A worthy link between the old South Africa and the new, Ellen Kuzwayo did not use politics or war to help bring about democracy in South Africa. Her contribution was in the upliftment of African women, who had to conduct their own campaign for freedom and progress within their own community as well as under white supremacy.

Her political links were many. Her grandfather Jeremiah Makgothi was founding Secretary, in 1909, of the Native Convention, forerunner of the African National Congress (1912), she attended the historic All-African Convention in 1936, was, rather nominally perhaps, a rare woman member of the ANC Youth League in the late 1940s, a supporter of the Black Consciousness movement, and the only woman member of the innocuous, investigative Committee of Ten, set up after the Soweto rising of 1976, the cause of her seven months' imprisonment in the Johannesburg Fort.

Kuzwayo's account of her political role is eclipsed, in her prize-winning memoir Call Me Woman (1986), by her membership in 1938 of the National Council of African Women, founded by two "unsung heroines" of those days, Charlotte Maxeke and Minah Soga; her social work training and diploma at the Jan Hofmeyr School of Social Work and organising of the Southern African Association of Youth Clubs in the 1950s; and her work for the World Affiliated YWCA in the 1960s.

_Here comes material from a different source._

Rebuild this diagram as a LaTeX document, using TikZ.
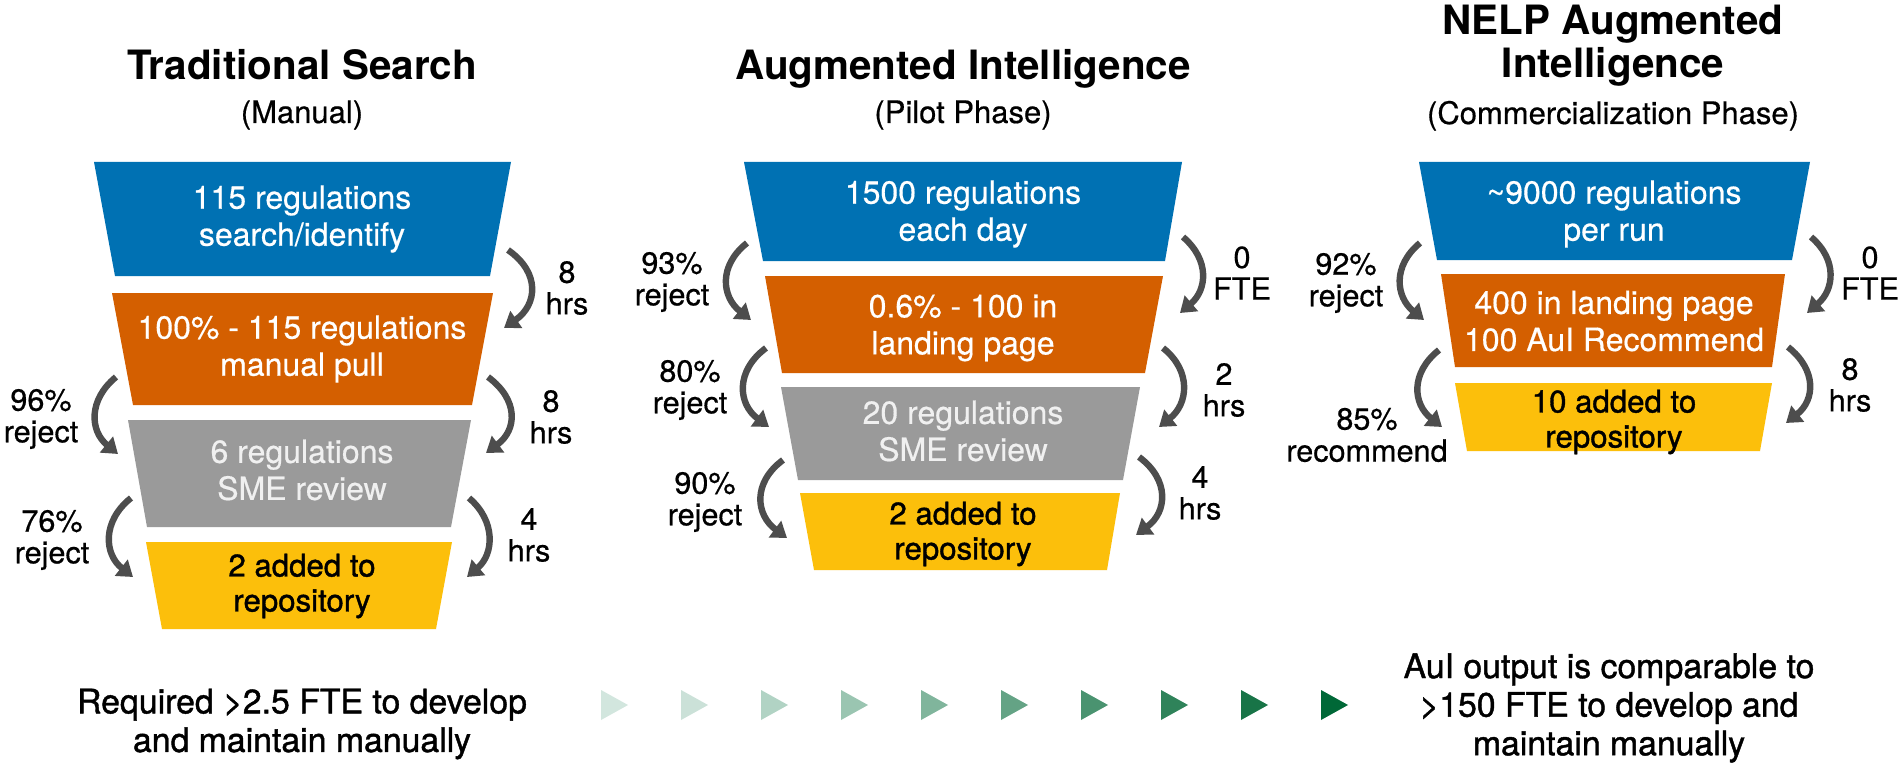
\documentclass[tikz,border=0pt]{standalone}
\usepackage{fontspec}
\setmainfont{TeX Gyre Heros}
\newfontfamily\medfont[FakeBold=1.2]{TeX Gyre Heros}
\newfontfamily\regfont[FakeBold=0.5]{TeX Gyre Heros}
\usetikzlibrary{arrows.meta}
\definecolor{boxblue}{HTML}{0071B3}
\definecolor{boxorange}{HTML}{D45F00}
\definecolor{boxgray}{HTML}{9A9A9A}
\definecolor{boxyellow}{HTML}{FCBF0B}
\definecolor{arrowgray}{HTML}{4D4D4D}
\definecolor{graytext}{HTML}{F0F0F0}
\definecolor{triA}{HTML}{D2E6DE}
\definecolor{triB}{HTML}{CBE1D8}
\definecolor{triC}{HTML}{B1D3C4}
\definecolor{triD}{HTML}{9AC5B1}
\definecolor{triE}{HTML}{80B59C}
\definecolor{triF}{HTML}{64A385}
\definecolor{triG}{HTML}{4A9370}
\definecolor{triH}{HTML}{2F835A}
\definecolor{triI}{HTML}{187447}
\definecolor{triJ}{HTML}{006837}
\tikzset{
  titletxt/.style={font=\bfseries\fontsize{20.2}{22}\selectfont, anchor=base, inner sep=0pt},
  subtxt/.style={font=\regfont\fontsize{15.5}{18}\selectfont, anchor=base, inner sep=0pt},
  boxtxt/.style={font=\regfont\fontsize{16}{18.5}\selectfont, align=center, text=white, inner sep=0pt},
  darkboxtxt/.style={font=\medfont\fontsize{15.6}{17.5}\selectfont, align=center, text=black, inner sep=0pt},
  lbl/.style={font=\regfont\fontsize{15.3}{15.8}\selectfont, align=center, inner sep=0pt},
  notetxt/.style={font=\medfont\fontsize{16.9}{19.3}\selectfont, align=center, inner sep=0pt},
  flow/.style={line width=3.2pt, draw=arrowgray, -{Triangle[width=10pt,length=7.5pt]}}
}
\newcommand{\bendarrow}[3]{\draw[flow] (#1) .. controls ([shift={(#3,23)}]#1) and ([shift={(#3,-23)}]#2) .. (#2);}
\begin{document}
\begin{tikzpicture}[x=0.5pt,y=-0.5pt]
\fill[white] (0,0) rectangle (1902,765);
\useasboundingbox (0,0) rectangle (1902,765);

% ---------- titles ----------
\node[titletxt] (t1) at (302,80) {Traditional Search};
\node[subtxt] (s1) at (302,123) {(Manual)};
\node[titletxt] (t2) at (963,80) {Augmented Intelligence};
\node[subtxt] (s2) at (963,123) {(Pilot Phase)};
\node[titletxt] (t3a) at (1613,35) {NELP Augmented};
\node[titletxt] (t3b) at (1613,78) {Intelligence};
\node[subtxt] (s3) at (1613,124) {(Commercialization Phase)};

% ---------- left funnel ----------
\fill[boxblue] (94,162) -- (511,162) -- (490,276) -- (115,276) -- cycle;
\fill[boxorange] (112,293) -- (493,293) -- (472,405) -- (133,405) -- cycle;
\fill[boxgray] (128,420) -- (471,420) -- (451,527) -- (147,527) -- cycle;
\fill[boxyellow] (146,542) -- (452,542) -- (436,629) -- (162,629) -- cycle;
\node[boxtxt] (b1) at (302,219) {115 regulations\\search/identify};
\node[boxtxt] (o1) at (302,349) {100\% - 115 regulations\\manual pull};
\node[boxtxt, text=graytext] (g1) at (302,470) {6 regulations\\SME review};
\node[darkboxtxt] (y1) at (302,586) {2 added to\\repository};

\coordinate (aR1s) at (508,250); \coordinate (aR1e) at (504,328);
\coordinate (aL1s) at (116,377); \coordinate (aL1e) at (118,454);
\coordinate (aR2s) at (488,377); \coordinate (aR2e) at (486,453);
\coordinate (aL2s) at (131,498); \coordinate (aL2e) at (133,577);
\coordinate (aR3s) at (469,498); \coordinate (aR3e) at (467,577);
\bendarrow{aR1s}{aR1e}{33}
\bendarrow{aL1s}{aL1e}{-28}
\bendarrow{aR2s}{aR2e}{31}
\bendarrow{aL2s}{aL2e}{-29}
\bendarrow{aR3s}{aR3e}{27}
\node[lbl] (la1) at (567,288) {8\\hrs};
\node[lbl] (la2) at (41,419) {96\%\\reject};
\node[lbl] (la3) at (551,417) {8\\hrs};
\node[lbl] (la4) at (52,540) {76\%\\reject};
\node[lbl] (la5) at (529,535) {4\\hrs};

% ---------- middle funnel ----------
\fill[boxblue] (744,162) -- (1182,162) -- (1165,261) -- (763,261) -- cycle;
\fill[boxorange] (765,276) -- (1163,276) -- (1145,373) -- (782,373) -- cycle;
\fill[boxgray] (781,387) -- (1140,387) -- (1123,480) -- (798,480) -- cycle;
\fill[boxyellow] (800,493) -- (1120,493) -- (1107,570) -- (814,570) -- cycle;
\node[boxtxt] (b2) at (963,214) {1500 regulations\\each day};
\node[boxtxt] (o2) at (963,328) {0.6\% - 100 in\\landing page};
\node[boxtxt, text=graytext] (g2) at (963,431) {20 regulations\\SME review};
\node[darkboxtxt] (y2) at (963,534) {2 added to\\repository};

\coordinate (mL1s) at (747,243); \coordinate (mL1e) at (751,320);
\coordinate (mR1s) at (1183,237); \coordinate (mR1e) at (1180,313);
\coordinate (mL2s) at (766,348); \coordinate (mL2e) at (769,427);
\coordinate (mR2s) at (1163,348); \coordinate (mR2e) at (1159,427);
\coordinate (mL3s) at (783,460); \coordinate (mL3e) at (787,538);
\coordinate (mR3s) at (1139,457); \coordinate (mR3e) at (1136,535);
\bendarrow{mL1s}{mL1e}{-29}
\bendarrow{mR1s}{mR1e}{27}
\bendarrow{mL2s}{mL2e}{-31}
\bendarrow{mR2s}{mR2e}{29}
\bendarrow{mL3s}{mL3e}{-31}
\bendarrow{mR3s}{mR3e}{31}
\node[lbl] (lm1) at (672,282) {93\%\\reject};
\node[lbl] (lm2) at (1242,273) {0\\FTE};
\node[lbl] (lm3) at (690,390) {80\%\\reject};
\node[lbl] (lm4) at (1224,390) {2\\hrs};
\node[lbl] (lm5) at (705,502) {90\%\\reject};
\node[lbl] (lm6) at (1200,493) {4\\hrs};

% ---------- right funnel ----------
\fill[boxblue] (1419,162) -- (1810,162) -- (1792,260) -- (1437,260) -- cycle;
\fill[boxorange] (1441,274) -- (1785,274) -- (1772,367) -- (1455,367) -- cycle;
\fill[boxyellow] (1455,383) -- (1772,383) -- (1760,451) -- (1467,451) -- cycle;
\node[boxtxt] (b3) at (1614,214) {\textasciitilde 9000 regulations\\per run};
\node[boxtxt] (o3) at (1614,321) {400 in landing page\\100 AuI Recommend};
\node[darkboxtxt] (y3) at (1614,422) {10 added to\\repository};

\coordinate (rL1s) at (1420,243); \coordinate (rL1e) at (1424,320);
\coordinate (rR1s) at (1811,237); \coordinate (rR1e) at (1807,313);
\coordinate (rL2s) at (1439,350); \coordinate (rL2e) at (1442,427);
\coordinate (rR2s) at (1788,347); \coordinate (rR2e) at (1786,423);
\bendarrow{rL1s}{rL1e}{-28}
\bendarrow{rR1s}{rR1e}{27}
\bendarrow{rL2s}{rL2e}{-29}
\bendarrow{rR2s}{rR2e}{29}
\node[lbl] (lr1) at (1346,283) {92\%\\reject};
\node[lbl] (lr2) at (1870,273) {0\\FTE};
\node[lbl, font=\regfont\fontsize{15.3}{16}\selectfont] (lr3) at (1367,435) {85\%\\recommend};
\node[lbl] (lr4) at (1850,385) {8\\hrs};

% ---------- bottom row ----------
\node[notetxt] (n1) at (302,724) {Required >2.5 FTE to develop\\and maintain manually};
\node[notetxt] (n2) at (1609,708) {AuI output is comparable to\\>150 FTE to develop and\\maintain manually};
\foreach \i/\c in {0/triA,1/triB,2/triC,3/triD,4/triE,5/triF,6/triG,7/triH,8/triI,9/triJ}{
  \fill[\c] ({601+80*\i},690) -- ({628+80*\i},705) -- ({601+80*\i},720) -- cycle;
}
\end{tikzpicture}
\end{document}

She had taught in Transvaal primary schools until 1952 but social work was her life and she did much to prepare the ground for the Urban Foundation, a white-run and business- funded attempt to make good some of the evils that had led to the Soweto rising. She courted unpopularity by serving on the Transvaal and then, from 1982, the national board, judging the organisation by its achievements, which were many.

In time organisations were to form round Ellen Kuzwayo, most notably Elizabeth Wolpert's Maggie Magaga Trust for which Kuzwayo and her black women co-trustees were made solely responsible, and its offshoot, the Zamani Soweto Sisters Council. She and Betty Wolpert also made two documentary films, Awake from Mourning (1982) and Tsiamelo: a place of goodness (1983), which won much support abroad for black South African women's work.

In the first democratic election in 1994 she was elected to Parliament for the ANC but did not stand again in 1999. She was the first African woman to receive an honorary degree from the Witwatersrand University.

Ellen Kuzwayo's was a life of real achievement for African women but, privately, in many ways a sad one. Her girlhood in the Orange Free State was disrupted when her stepmother sent her away and this was followed by a violent first marriage that parted her from her two elder sons for many years, though they were close later. Her health was poor and increasingly marred by diabetes, and the death of her eldest son in his thirties was a heavy blow.

But her spirit never failed, least of all when confronted by white supremacist tyranny. She never forgot the words of Edgar Brookes, a great South African, then Principal of Adams College in Natal where she had studied:

You are going into a harsh world, students, you will meet many obstacles. My counsel to you on that long hard road is: "Make your difficulties a stepping stone to success."

President Thabo Mbeki , whose mother had been Kuzwayo's friend at Adams College in the early 1930s, saluted her at her death as one of South Africa's "finest daughters".